Evolutionary biologists have considered the existence of junk DNA as one of the most potent evidences for biological evolution. Skeptics ask, “Why would a Creator purposely introduce nonfunctional DNA at the same location in the genomes of different, though seemingly related, organisms?”
Studies over the past decade provide a response to this question—one that evolutionists did not expect: junk DNA possesses function.1 The ENCODE (the Encyclopedia Of DNA Elements) Project has affirmed this revolutionary insight.
Initial results of the ENCODE Project (reported in 20072) involved a detailed search for every functional element contained in a one-percent sample segment of the human genome. This cursory glimpse into the human genome indicated that a significant proportion of so-called junk DNA actually plays a key role in regulating gene expression.
The success of ENCODE’s pilot phase justified the second stage of the project. This phase cost around $130 million and involved some 450 researchers from around the world. The team performed over 1,650 experiments that examined the gene expression in nearly 150 different types of human cells.
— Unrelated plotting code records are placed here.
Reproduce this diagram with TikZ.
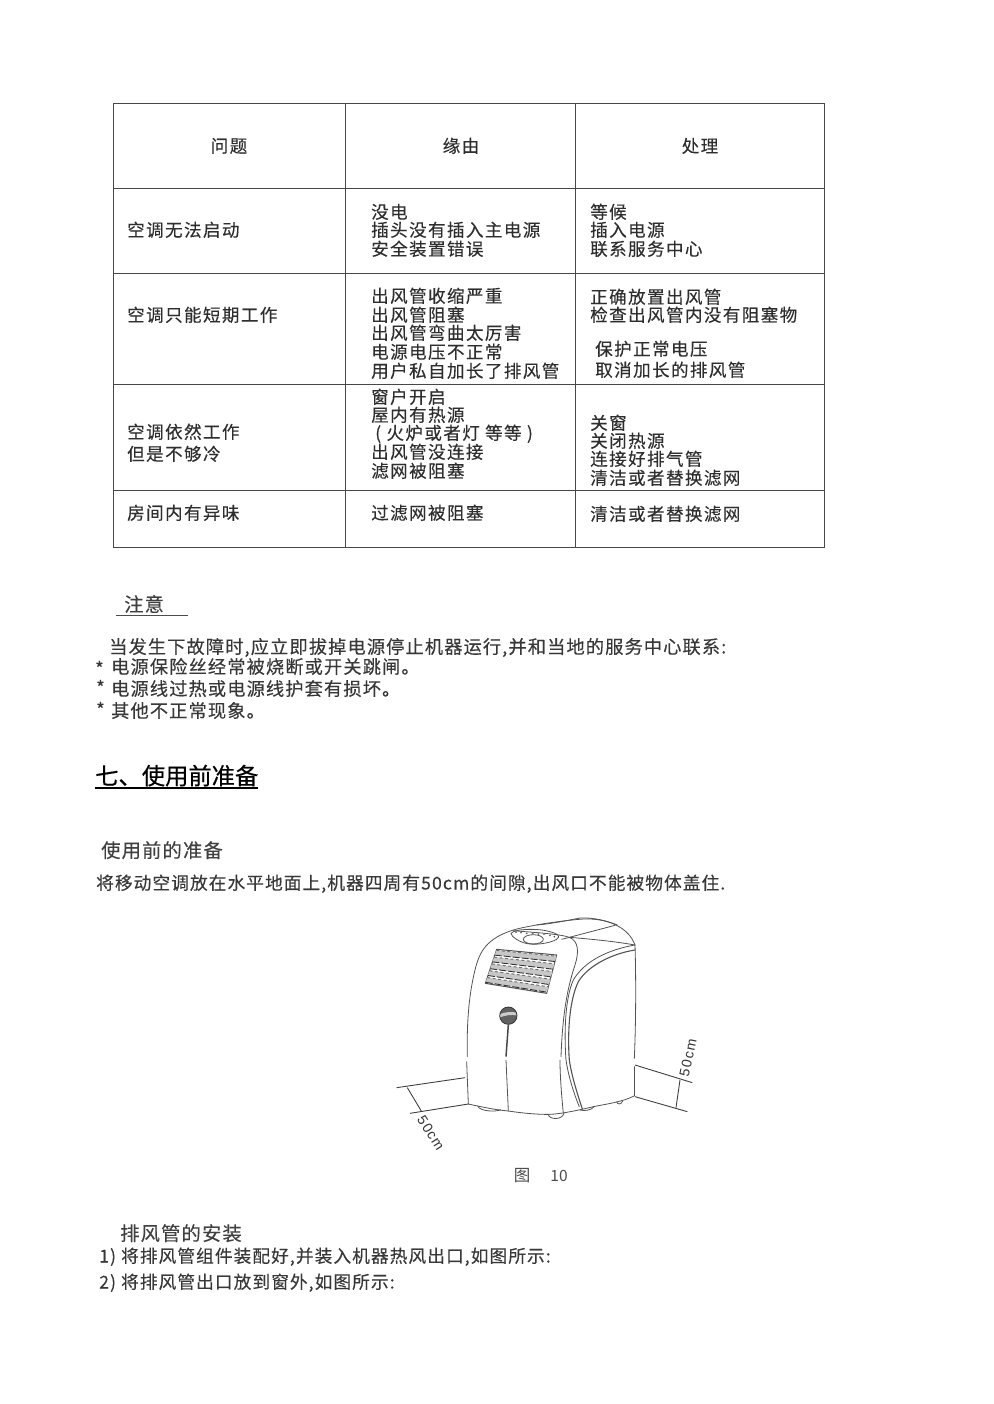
\documentclass[tikz,border=0pt]{standalone}
\usepackage{fontspec}
\setmainfont{Noto Sans CJK SC}
\newfontfamily\cellf[LetterSpace=8,FakeBold=0.25]{Noto Sans CJK SC}
\newfontfamily\notef[LetterSpace=6,FakeBold=0.25]{Noto Sans CJK SC}
\newfontfamily\headf[FakeBold=0.5]{Noto Sans CJK SC}
\newfontfamily\dimf[LetterSpace=10]{Liberation Sans}
\tikzset{
  txt/.style={anchor=west,inner sep=0pt,text height=.8em,text depth=.1em,yshift=-3pt,text=black!82,font=\cellf\fontsize{17.55}{19}\selectfont},
  note/.style={txt,font=\notef\fontsize{18.25}{19}\selectfont,text=black!78},
  para/.style={txt,font=\notef\fontsize{17.7}{19}\selectfont,text=black!78},
  sub/.style={txt,yshift=-1pt,font=\notef\fontsize{19.3}{21}\selectfont,text=black!75},
  head/.style={txt,yshift=-2pt,font=\headf\fontsize{23.3}{24}\selectfont,text=black},
  gridl/.style={draw=black!72,line width=.95pt},
  art/.style={draw=black!68,line width=.8pt,line join=round,line cap=round},
  dimen/.style={draw=black!75,line width=.9pt},
  dimt/.style={anchor=center,inner sep=0pt,text=black!80,font=\dimf\fontsize{14}{14}\selectfont},
  figt/.style={anchor=center,inner sep=0pt,text=black!70},
}
\newcommand\tl[5][txt]{\node[#1] (#2) at (#3,#4) {#5};}
\begin{document}
\begin{tikzpicture}[x=1pt,y=-1pt]
\useasboundingbox (0,0) rectangle (993,1404);
% table
\draw[gridl] (113,103) rectangle (824,547);
\foreach \yy in {188,273,384,490} \draw[gridl] (113,\yy) -- (824,\yy);
\foreach \xx in {345,575} \draw[gridl] (\xx,103) -- (\xx,547);
\node[txt,anchor=center] (h1) at (229,146) {问题};
\node[txt,anchor=center] (h2) at (461,146) {缘由};
\node[txt,anchor=center] (h3) at (700,146) {处理};
\tl{a1}{127}{230}{空调无法启动}
\tl{a2}{127}{315}{空调只能短期工作}
\tl{a3}{127}{432}{空调依然工作}
\tl{a4}{127}{454}{但是不够冷}
\tl{a5}{127}{513}{房间内有异味}
\tl{b1}{371}{212}{没电}
\tl{b2}{371}{230}{插头没有插入主电源}
\tl{b3}{371}{249}{安全装置错误}
\tl{b4}{371}{296}{出风管收缩严重}
\tl{b5}{371}{315}{出风管阻塞}
\tl{b6}{371}{333}{出风管弯曲太厉害}
\tl{b7}{371}{352}{电源电压不正常}
\tl{b8}{371}{371}{用户私自加长了排风管}
\tl{b9}{371}{397}{窗户开启}
\tl{b10}{371}{415}{屋内有热源}
\tl{b11}{375}{433}{( 火炉或者灯 等等 )}
\tl{b12}{371}{452}{出风管没连接}
\tl{b13}{371}{471}{滤网被阻塞}
\tl{b14}{371}{513}{过滤网被阻塞}
\tl{c1}{590}{212}{等候}
\tl{c2}{590}{230}{插入电源}
\tl{c3}{590}{249}{联系服务中心}
\tl{c4}{590}{297}{正确放置出风管}
\tl{c5}{590}{315}{检查出风管内没有阻塞物}
\tl{c6}{595}{349}{保护正常电压}
\tl{c7}{595}{370}{取消加长的排风管}
\tl{c8}{590}{423}{关窗}
\tl{c9}{590}{441}{关闭热源}
\tl{c10}{590}{459}{连接好排气管}
\tl{c11}{590}{478}{清洁或者替换滤网}
\tl{c12}{590}{514}{清洁或者替换滤网}
% notes
\tl[sub]{n0}{124}{604}{注意}
\draw[black!70,line width=1pt] (116,615) -- (188,615);
\tl[note]{n1}{109}{647}{当发生下故障时,应立即拔掉电源停止机器运行,并和当地的服务中心联系:}
\tl[note]{s1}{95}{669}{*}
\tl[note]{n2}{111}{667}{电源保险丝经常被烧断或开关跳闸。}
\tl[note]{s2}{96}{688}{*}
\tl[note]{n3}{111}{689}{电源线过热或电源线护套有损坏。}
\tl[note]{s3}{96}{710}{*}
\tl[note]{n4}{111}{711}{其他不正常现象。}
% heading
\tl[head]{t1}{95}{776}{七、使用前准备}
\draw[black,line width=1.1pt] (95,788) -- (258,788);
\tl[sub]{p0}{101}{850}{使用前的准备}
\tl[para]{p1}{96}{883}{将移动空调放在水平地面上,机器四周有50cm的间隙,出风口不能被物体盖住.}
% appliance
\begin{scope}[shift={(380,910)},x=.33333pt,y=-.33333pt]
\draw[art] (262,440) .. controls (260,350) and (265,260) .. (285,180) .. controls (298,125) and (320,85) .. (400,60)
  .. controls (440,48) and (540,32) .. (610,27) .. controls (680,24) and (745,50) .. (765,105)
  .. controls (768,200) and (768,330) .. (763,445);
\draw[art] (260,455) -- (265,582);
\draw[art] (762,470) -- (762,558);
\draw[art] (265,582) .. controls (310,592) and (350,600) .. (385,603) .. controls (430,610) and (480,614) .. (510,613) .. controls (540,612) and (590,602) .. (640,590) .. controls (680,582) and (730,575) .. (762,558);
\draw[art] (400,62) .. controls (470,68) and (540,72) .. (568,82) .. controls (595,92) and (598,125) .. (585,165) .. controls (565,225) and (548,300) .. (543,440);
\draw[art] (540,450) .. controls (540,500) and (545,560) .. (550,610);
\draw[art] (545,88) -- (705,46);
\draw[art] (470,45) .. controls (510,42) and (570,30) .. (600,24) .. controls (640,22) and (680,32) .. (712,45);
\draw[art] (570,82) .. controls (640,88) and (710,95) .. (765,105);
\draw[art] (765,105) .. controls (690,118) and (615,150) .. (580,210) .. controls (555,265) and (552,370) .. (558,450) .. controls (565,500) and (585,560) .. (598,590);
\draw[art,line width=1.1pt] (765,120) .. controls (700,130) and (625,165) .. (595,215) .. controls (568,270) and (562,370) .. (568,450) .. controls (575,500) and (595,560) .. (607,597);
\draw[art] (393,70) .. controls (405,55) and (480,55) .. (510,65) .. controls (530,70) and (545,78) .. (530,88) .. controls (510,100) and (460,108) .. (430,98) .. controls (415,92) and (395,82) .. (393,70) -- cycle;
\draw[art] (460,88) ellipse [x radius=30,y radius=14];
\foreach \px/\py in {408/66,423/68,440/70,458/70,475/72,492/72,510/76,523/80}
  \fill[black!60] (\px,\py) circle [radius=3];
\draw[art,line width=1pt] (350,118) -- (530,135) -- (500,250) -- (316,220) -- cycle;
\foreach \k in {0,1,2,3,4}{
  \pgfmathsetmacro{\ta}{(\k+.15)/5}
  \pgfmathsetmacro{\tb}{(\k+.85)/5}
  \pgfmathsetmacro{\ax}{350-34*\ta}\pgfmathsetmacro{\ay}{118+102*\ta}
  \pgfmathsetmacro{\bx}{530-30*\ta}\pgfmathsetmacro{\by}{135+115*\ta}
  \pgfmathsetmacro{\cx}{350-34*\tb}\pgfmathsetmacro{\cy}{118+102*\tb}
  \pgfmathsetmacro{\dx}{530-30*\tb}\pgfmathsetmacro{\dy}{135+115*\tb}
  \fill[black!22] (\ax,\ay) -- (\bx,\by) -- (\dx,\dy) -- (\cx,\cy) -- cycle;
  \draw[black!55,line width=1pt,dash pattern=on 3pt off 2.5pt] (\ax,\ay) -- (\bx,\by);
  \draw[black!80,line width=.9pt,dash pattern=on 7pt off 2pt] (\cx,\cy) -- (\dx,\dy);
}
\fill[black!62] (385,317) circle [radius=26];
\fill[black!20] (361,312) .. controls (375,306) and (395,304) .. (410,308) -- (410,316) .. controls (395,313) and (375,316) .. (360,322) -- cycle;
\draw[black!80,line width=.8pt] (385,317) circle [radius=26];
\draw[black!72,line width=1.5pt] (385,345) -- (378,440);
\draw[art] (378,450) -- (385,603);
\draw[art] (293,588) .. controls (300,605) and (350,606) .. (362,599);
\draw[art] (505,614) .. controls (508,628) and (545,632) .. (552,610);
\draw[art] (600,600) .. controls (615,604) and (635,600) .. (642,590);
\draw[art] (710,576) .. controls (712,584) and (724,584) .. (728,573);
\draw[dimen] (50,533) -- (255,503);
\draw[dimen] (90,610) -- (265,582);
\draw[dimen] (82,533) -- (125,605);
\draw[dimen] (765,465) -- (937,518);
\draw[dimen] (765,560) -- (922,605);
\draw[dimen] (900,510) -- (888,593);
\end{scope}
\node[dimt,rotate=-58] (d1) at (431,1133) {50cm};
\node[dimt,rotate=78] (d2) at (688,1058) {50cm};
\node[figt,font=\fontsize{16.5}{17}\selectfont] (f1) at (522,1176) {图};
\node[figt,font=\fontsize{15.5}{16}\selectfont] (f2) at (559,1176) {10};
% bottom text
\tl[sub]{q0}{120}{1233}{排风管的安装}
\tl[para]{q1}{99}{1256}{1) 将排风管组件装配好,并装入机器热风出口,如图所示:}
\tl[para]{q2}{99}{1282}{2) 将排风管出口放到窗外,如图所示:}
\end{tikzpicture}
\end{document}
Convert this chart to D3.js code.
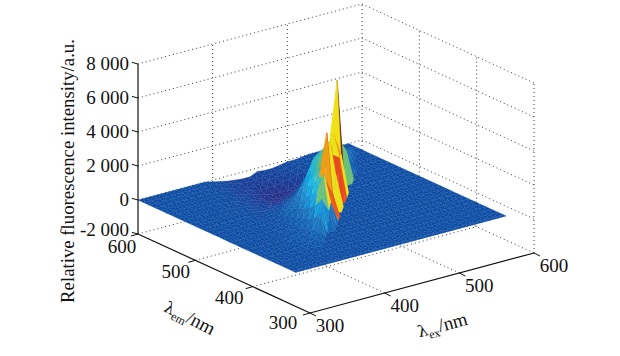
<!DOCTYPE html>
<html>
<head>
<meta charset="utf-8">
<script src="https://cdn.jsdelivr.net/npm/d3@7.9.0/dist/d3.min.js"></script>
<style>
  body { margin: 0; background: #fff; }
  text { font-family: "Liberation Serif", serif; fill: #111; }
</style>
</head>
<body>
<svg id="chart" width="620" height="356"></svg>
<script>
const zTicks = [-2000, 0, 2000, 4000, 6000, 8000];
const zTickLabels = ["-2 000", "0", "2 000", "4 000", "6 000", "8 000"];
const exTicks = [300, 400, 500, 600];
const emTicks = [300, 400, 500, 600];

// surface grid
const exGrid = [300,310,320,330,340,350,360,370,380,390,400,410,420,430,440,450,460,470,480,490,500,510,520,530,540,550,560,570,582];
const emGrid = [600,590,580,570,560,550,540,530,520,510,500,490,480,470,460,450,440,430,420,410,400,390,380,370,360,350,340,330,325];
const zRows = [
  [0,0,0,0,0,0,0,0,0,0,-100,-200,-300,-350,-400,-400,-200,-250,-250,-180,-100,-100,-50,0,0,0,0,0,0],
  [0,0,0,0,0,0,0,0,0,-50,-100,-200,-300,-400,-450,-450,-350,-300,-300,-200,-100,-50,0,0,0,0,0,0,0],
  [0,0,0,0,0,0,0,0,-50,-100,-200,-300,-400,-500,-500,-500,-400,-350,-300,-200,-100,-50,0,0,0,0,100,200,0],
  [0,0,0,0,0,0,0,0,-50,-100,-200,-300,-400,-500,-600,-600,-600,-500,-400,-300,-200,-100,-50,0,0,200,400,0,0],
  [0,0,0,0,0,0,0,0,-50,-150,-250,-350,-450,-600,-700,-800,-800,-800,-700,-600,-400,-200,0,100,300,700,0,0,0],
  [0,0,0,0,0,0,0,0,-50,-150,-250,-400,-500,-700,-800,-900,-800,-700,-500,-300,0,200,300,500,800,0,0,0,0],
  [0,0,0,0,0,0,0,-50,-100,-200,-300,-400,-500,-700,-800,-700,-600,-400,-100,200,500,700,800,1000,0,0,0,0,0],
  [0,0,0,0,0,0,0,-50,-100,-200,-300,-400,-500,-700,-600,-500,-200,100,500,900,1200,1400,1200,800,0,0,0,0,0],
  [0,0,0,0,0,0,0,-50,-100,-200,-300,-400,-500,-500,-300,-100,300,900,1400,1800,2000,2200,0,0,0,0,0,0,0],
  [0,0,0,0,0,0,0,-50,-100,-200,-300,-300,-300,-200,0,500,1200,1900,2300,2600,2400,1800,0,0,0,0,0,0,0],
  [0,0,0,0,0,0,0,-50,-100,-150,-200,-100,-50,100,600,1300,2200,2500,2900,6350,0,0,0,0,0,0,0,0,0],
  [0,0,0,0,0,0,0,-50,-100,-100,-50,50,200,700,1300,2300,2500,3000,3000,0,0,0,0,0,0,0,0,0,0],
  [0,0,0,0,0,0,0,-50,-50,0,100,300,700,1200,1900,2500,3000,3700,2400,0,0,0,0,0,0,0,0,0,0],
  [0,0,0,0,0,0,0,0,0,100,300,600,1000,1700,2400,3000,2800,2500,0,0,0,0,0,0,0,0,0,0,0],
  [0,0,0,0,0,0,0,0,50,200,500,800,1500,2200,3000,3800,0,0,0,0,0,0,0,0,0,0,0,0,0],
  [0,0,0,0,0,0,0,50,100,300,600,1200,1900,2800,3000,2000,0,0,0,0,0,0,0,0,0,0,0,0,0],
  [0,0,0,0,0,0,0,100,100,400,800,1500,2400,4900,0,0,0,0,0,0,0,0,0,0,0,0,0,0,0],
  [0,0,0,0,0,0,50,100,200,500,1000,1900,2500,1500,0,0,0,0,0,0,0,0,0,0,0,0,0,0,0],
  [0,0,0,0,0,0,100,200,200,600,1300,3000,1200,0,0,0,0,0,0,0,0,0,0,0,0,0,0,0,0],
  [0,0,0,0,0,50,100,200,300,800,1800,1000,0,0,0,0,0,0,0,0,0,0,0,0,0,0,0,0,0],
  [0,0,0,0,0,100,200,300,400,1200,0,0,0,0,0,0,0,0,0,0,0,0,0,0,0,0,0,0,0],
  [0,0,0,0,50,100,200,300,600,0,0,0,0,0,0,0,0,0,0,0,0,0,0,0,0,0,0,0,0],
  [0,0,0,0,50,100,200,300,0,0,0,0,0,0,0,0,0,0,0,0,0,0,0,0,0,0,0,0,0],
  [0,0,0,0,50,100,100,0,0,0,0,0,0,0,0,0,0,0,0,0,0,0,0,0,0,0,0,0,0],
  [0,0,0,0,50,50,0,0,0,0,0,0,0,0,0,0,0,0,0,0,0,0,0,0,0,0,0,0,0],
  [0,0,0,0,0,0,0,0,0,0,0,0,0,0,0,0,0,0,0,0,0,0,0,0,0,0,0,0,0],
  [0,0,0,0,0,0,0,0,0,0,0,0,0,0,0,0,0,0,0,0,0,0,0,0,0,0,0,0,0],
  [0,0,0,0,0,0,0,0,0,0,0,0,0,0,0,0,0,0,0,0,0,0,0,0,0,0,0,0,0],
  [0,0,0,0,0,0,0,0,0,0,0,0,0,0,0,0,0,0,0,0,0,0,0,0,0,0,0,0,0]
];

// colour values of the faces on either side of the tall peaks
const peakZ = [6350, 4900, 3700, 3800, 3000];
const peakLeftC = [5300, 5900, 5200, 5000, 3000];
const peakRightC = [7500, 6600, 5900, 6200, 4800];
// colour values of the faces on the teeth along the ridge's right edge
const toothEx = [430, 450, 470, 480, 510];
const toothC = [6300, 5000, 6400, 5200, 3000];

const svg = d3.select("#chart");

const exScale = d3.scaleLinear().domain([300, 600]).range([0, 1]);
const emScale = d3.scaleLinear().domain([300, 600]).range([0, 1]);
const zScale = d3.scaleLinear().domain([-2000, 8000]).range([0, 170]);

const colorScale = d3.scaleLinear()
  .domain([-1000, 0, 1000, 2000, 3000, 4000, 5500, 6500, 7500])
  .range(["#2b2a86", "#0f4ea5", "#1a78c2", "#10b8ec", "#6cc07a", "#d8de2c", "#f5e312", "#e8361e", "#6a1f22"])
  .clamp(true);

function project(ex, em, z) {
  const a = exScale(ex), b = emScale(em);
  return [310 + 224 * a - 172 * b, 313 - 60 * a - 79 * b - zScale(z)];
}

function dotted(p0, p1) {
  svg.append("line")
    .attr("x1", p0[0]).attr("y1", p0[1])
    .attr("x2", p1[0]).attr("y2", p1[1])
    .attr("stroke", "#222")
    .attr("stroke-width", 0.9)
    .attr("stroke-dasharray", "1 3");
}

function solid(p0, p1, w) {
  svg.append("line")
    .attr("x1", p0[0]).attr("y1", p0[1])
    .attr("x2", p1[0]).attr("y2", p1[1])
    .attr("stroke", "#111")
    .attr("stroke-width", w);
}

// back walls and floor
zTicks.forEach((z) => {
  dotted(project(300, 600, z), project(600, 600, z));
  dotted(project(600, 600, z), project(600, 300, z));
});
exTicks.slice(1).forEach((t) => {
  dotted(project(t, 600, -2000), project(t, 600, 8000));
  if (t < 600) dotted(project(t, 300, -2000), project(t, 600, -2000));
});
emTicks.slice(1).forEach((t) => {
  if (t < 600) {
    dotted(project(600, t, -2000), project(600, t, 8000));
    dotted(project(300, t, -2000), project(600, t, -2000));
  }
});
dotted(project(600, 300, -2000), project(600, 300, 8000));

// surface, back to front
const faces = [];
function addFace(v) {
  const zs = v.map((d) => d[2]);
  const pts = v.map((d) => project(d[0], d[1], d[2]));
  const top = d3.max(zs);
  const peak = pts[zs.indexOf(top)];
  const cx = d3.mean(pts, (p) => p[0]);
  const depth = d3.mean(v, (d) => 172 * exScale(d[0]) + 225 * emScale(d[1]));
  let val = (top + d3.mean(zs)) / 2;
  const tooth = v.find((d) => d[0] === d[1] && d[2] > 0 && toothEx.includes(d[0]));
  if (tooth) val = toothC[toothEx.indexOf(tooth[0])];
  const k = peakZ.indexOf(top);
  if (k >= 0) val = cx > peak[0] + 2 ? peakRightC[k] : peakLeftC[k];
  faces.push({ pts, depth, val });
}
zRows.forEach((row, j) => {
  if (j === zRows.length - 1) return;
  row.forEach((z, i) => {
    if (i === row.length - 1) return;
    const a = [exGrid[i], emGrid[j], z];
    const b = [exGrid[i + 1], emGrid[j], row[i + 1]];
    const c = [exGrid[i], emGrid[j + 1], zRows[j + 1][i]];
    const d = [exGrid[i + 1], emGrid[j + 1], zRows[j + 1][i + 1]];
    addFace([a, b, c]);
    addFace([b, c, d]);
  });
});
faces.sort((p, q) => q.depth - p.depth);

svg.append("g").selectAll("path")
  .data(faces)
  .join("path")
  .attr("d", (f) => d3.line()(f.pts) + "Z")
  .attr("fill", (f) => colorScale(f.val))
  .attr("stroke", (f) => d3.interpolateRgb(colorScale(f.val), "#5f8fd0")(0.05))
  .attr("stroke-width", 0.3)
  .attr("stroke-linejoin", "round");

// axes
solid(project(300, 600, -2000), project(300, 600, 8000), 1.2);
solid(project(300, 600, -2000), project(300, 300, -2000), 1.2);
solid(project(300, 300, -2000), project(600, 300, -2000), 1.2);

zTicks.forEach((z, i) => {
  const p = project(300, 600, z);
  solid(p, [p[0] - 6, p[1] - 1.6], 1);
  svg.append("text")
    .attr("x", p[0] - 9)
    .attr("y", p[1] + (z === -2000 ? 2 : 6))
    .attr("text-anchor", "end")
    .attr("font-size", 19)
    .text(zTickLabels[i]);
});

emTicks.forEach((t) => {
  const p = project(300, t, -2000);
  solid(p, [p[0] - 7, p[1] + 2], 1);
  svg.append("text")
    .attr("x", p[0] - 27 + 11 * emScale(t))
    .attr("y", p[1] + 16 + 3 * emScale(t))
    .attr("text-anchor", "middle")
    .attr("font-size", 19)
    .text(t);
});

exTicks.forEach((t) => {
  const p = project(t, 300, -2000);
  solid(p, [p[0] + 6, p[1] + 3], 1);
  svg.append("text")
    .attr("x", p[0] + 20)
    .attr("y", p[1] + 19)
    .attr("text-anchor", "middle")
    .attr("font-size", 19)
    .text(t);
});

// axis titles
svg.append("text")
  .attr("transform", "translate(74,171) rotate(-90)")
  .attr("text-anchor", "middle")
  .attr("font-size", 18.8)
  .text("Relative fluorescence intensity/a.u.");

function lambdaTitle(x, y, angle, sub) {
  const t = svg.append("text")
    .attr("transform", `translate(${x},${y}) rotate(${angle})`)
    .attr("text-anchor", "middle")
    .attr("font-size", 19);
  t.append("tspan").attr("font-family", "'DejaVu Serif'").attr("font-size", 16).text("λ");
  t.append("tspan").attr("dy", 4).attr("font-size", 12).text(sub);
  t.append("tspan").attr("dy", -4).text("/nm");
}
lambdaTitle(187, 323, 27, "em");
lambdaTitle(444, 331, -15, "ex");
</script>
</body>
</html>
Based on the second stage of the work, the ENCODE Project Consortium reports that a staggering 80 percent of the human genome consists of functional elements.3 And with the third phase of the project now underway, that number may well increase.
The ENCODE Project has radically altered scientists’ view of the human genome. It can no longer be considered a vast waste pile of junk, but rather an elegant system that displays sophistication in its architecture and operation, far beyond what most evolutionary biologists ever imagined.
References:
1. For example see Fazale Rana, The Cell’s Design (Grand Rapids, MI: Baker, 2009), 255–61.
2. The ENCODE Project Consortium, “Identification and Analysis of Functional Elements in 1% of the Human Genome by the ENCODE Pilot Project,” Nature 447 (June 14, 2007): 799–816.
3. The ENCODE Project Consortium, “An Integrated Encyclopedia of DNA Elements in the Human Genome,” Nature 489 (September 6, 2012): 57–74.